I am currently trying to recover logs that were not indexed over the Christmas break due to a forwarder going down. Now that we have the forwarder up, we are trying to recover the logs but the ingestion rate is slow. We are currently ingesting around 1 million logs per hour instead of around 10 million. I have tried the troubleshooting in the document in Splunk by reducing the fetch size, interval and other but I don't see any change.
Is there any other way or any other troubleshooting techniques things to use? Thanks in advance for help
@vrmandadi - Were you able to test out hunters' solution? Did it work?
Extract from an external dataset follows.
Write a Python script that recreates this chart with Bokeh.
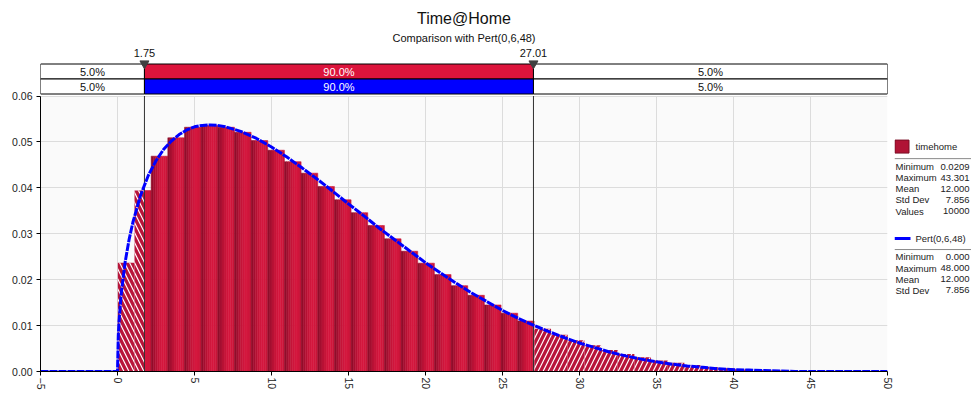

If yes, please don't forget to resolve this post by clicking on "Accept". If you still need more help, please provide a comment with some feedback. Thanks!
I think you should first determine where the bottleneck in data ingestion.
In Monitoring Console, go to indexing performance - instance/deployment, and the panels there can give you a good understanding of the indexing performance across all the components in the indexing pipeline set. Median Fill Ratio of Data Processing Queues will be very helpful in determining the bottleneck.
You can also take a closer look at metrics.log, which periodically samples Splunk activity every 30 seconds and reports top 10 items in each category to reveal the whole picture across the toplogy, including forwarding thruput and indexing thruput.
index=_internal source=*metrics.log host=xyz
The log has a variety of inspection information:
* group – indicates the data type: pipeline, queue, thruput, tcpout_connections, udpin_connections, and mpool
* group=pipeline – plots the frequency and the duration of the pipeline process machinery
* group=queue – displays the data to be processed
* current_size can identify which are the bottlenecks